NFL Betting Strategy

NFL Betting Strategy: Why You Need to Watch as Many Games as Possible

By Loot, NFL Football Handicapper,

This is a seemingly obvious part of NFL handicapping, but one that is overlooked more often than not. There are simply things we need to know when betting on a team that don’t show up in the box scores. And when sifting through team stats, we might get pointed in the wrong direction if we didn’t put the time in and watch the games.

It can be hard. Games are taking place at the same time. Our girlfriends and wives are already irritated at how much time we spend watching football games and now you’re supposed to watch more? Well, yes and no. But maybe instead of watching your favorite team play every week, watch some other teams. Just manage the time you spend watching NFL better. Try to see as many teams as possible.

Seeing things for yourself is important. Statistics can be misleading. Sometimes, they are a fair indication of a player or team’s prowess. Other times, the stats are purely circumstantial–a byproduct of another set of conditions. You might see that a team that likes to pass has a running back that is putting together nice stats. Is it a matter of him being a great running back or that the team’s offense is diverse? Or is it a result of that team usually being way ahead in the second half, causing them to run a lot in the second half in a game that has already been decided?


In the above example, you would need to watch the game in order to determine what is going on. The first instinct is to accept the stats at face value. And if you see a pass-happy team with a running back with nice stats–you would usually conclude that this team’s offense has nice variety. Again, that might be the case. But it’s also very possible that the back’s stats are misleading–compiled mostly when the game was out of hand. You need to watch the game.

Conversely, you might see, for example, that a team that is a bit in the dumps is ranked high in pass-defense. Now they’re playing a pass-happy team and you figure that high-ranked pass “D” will help you cover the spread. But again, this is a potentially misleading stat. They may very well be a bit stronger against the pass, but maybe it’s misleading. That high ranking could actually be a result of failure, not excellence. The team with the high-ranked pass “D” got lit up in the first half a lot, causing the opponent to stop gunning in the second half. The opponent became more conservative in light of a big lead and ran the ball a lot to eat up clock. And that’s how you can end up with misleading stats.

If you’re around this sport long enough, you will begin to look at stats with a more discerning eye and reject what you see “on paper.” The game is not played on paper. It’s played on a field, where a million different sets of circumstances can affect situations, and therefore stats. We want to move away from the “what” part of the equation and focus more on the “how.”

And when watching the games, you pick up a lot of information of a team’s spiritual level, which allows you to better gauge future bets. Here’s one that happens all the time. You see a team wholeheartedly devote themselves to winning a big game against a rival. They’re flying all over the field. They’re feverishly celebrating after every good play. They are just ultra-pumped up and they win a close one. The following week, they’re laying a bunch of points to a bad team.
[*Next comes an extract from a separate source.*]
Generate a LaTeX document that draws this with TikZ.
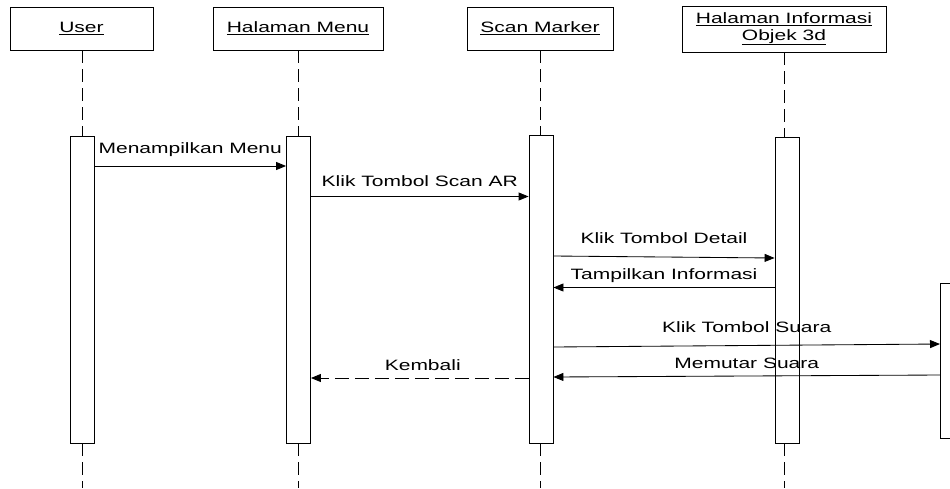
\documentclass[tikz,border=0pt]{standalone}
\usepackage{fontspec}
\setmainfont{Liberation Sans}[FakeStretch=1.4]
\usetikzlibrary{arrows.meta}

\begin{document}
\begin{tikzpicture}[x=1pt,y=-1pt,
    font=\fontsize{15}{16.5}\selectfont,
    line width=0.85pt,
    head/.style={draw, rectangle, inner sep=0pt, align=center, fill=white},
    actbar/.style={draw, rectangle, inner sep=0pt, minimum width=24pt, fill=white},
    life/.style={dash pattern=on 13pt off 6pt},
    msg/.style={-{Triangle[length=10pt,width=8pt]}},
    reply/.style={-{Triangle[length=10pt,width=8pt]}, dash pattern=on 14pt off 6pt},
    lbl/.style={midway, anchor=base, inner sep=0pt}]
  \useasboundingbox (0,0) rectangle (950,488);
  \clip (0,0) rectangle (950,488);

  % participant headers
  \node[head, minimum width=143pt, minimum height=43pt] (hUser) at (81.5,28.5) {\underline{User}};
  \node[head, minimum width=170pt, minimum height=43pt] (hMenu) at (298,28.5) {\underline{Halaman Menu}};
  \node[head, minimum width=146pt, minimum height=43pt] (hScan) at (540,28.5) {\underline{Scan Marker}};
  \node[head, minimum width=204pt, minimum height=46pt] (hInfo) at (784,29) {\underline{Halaman Informasi}\\\underline{Objek 3d}};

  % activation bars
  \node[actbar, minimum height=307pt] (aUser) at (82,289.5) {};
  \node[actbar, minimum height=307pt] (aMenu) at (298.5,289.5) {};
  \node[actbar, minimum height=308pt] (aScan) at (541,289) {};
  \node[actbar, minimum height=306pt] (aInfo) at (787,290) {};
  \node[actbar, minimum height=155pt, anchor=north west] (aSnd) at (940,283) {};

  % lifelines
  \foreach \p/\x in {User/82,Menu/298,Scan/540,Info/784}{
    \draw[life] (h\p.south -| \x,0) -- (a\p.north -| \x,0);
    \draw[life] (a\p.south -| \x,0) -- (\x,488);
  }

  % messages
  \draw[msg] (aUser.east |- 0,166) -- (aMenu.west |- 0,166)
    node[lbl, yshift=12.5pt] {Menampilkan Menu};
  \draw[msg] (aMenu.east |- 0,196.5) -- (aScan.west |- 0,196.5)
    node[lbl, yshift=10pt] {Klik Tombol Scan AR};
  \draw[msg] (aScan.east |- 0,256) -- (aInfo.west |- 0,258)
    node[lbl, yshift=14pt] {Klik Tombol Detail};
  \draw[msg] (aInfo.west |- 0,287.5) -- (aScan.east |- 0,287.5)
    node[lbl, yshift=8.5pt] {Tampilkan Informasi};
  \draw[msg] (aScan.east |- 0,347) -- (aSnd.west |- 0,344)
    node[lbl, yshift=13pt] {Klik Tombol Suara};
  \draw[msg] (aSnd.west |- 0,375) -- (aScan.east |- 0,377)
    node[lbl, yshift=8pt] {Memutar Suara};
  \draw[reply] (aScan.west |- 0,378) -- (aMenu.east |- 0,378)
    node[lbl, yshift=7.5pt, xshift=3pt] {Kembali};
\end{tikzpicture}
\end{document}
In those spots, you will often see a team let down a little bit. They might win, but when being forced to cover a big number on the heels of a game where they left everything on the field, it can put the favored team in a really bad position. Or maybe you see a team lost the first game to their conference rival and now it’s time for the second game. You never saw the first game, but you feel that the 27-10 score tell you what you need to know. Maybe the losing team had some excruciatingly bad breaks–tipped interceptions in the red zone and a few flukey special teams plays. Again, in order to now for sure–you need to watch.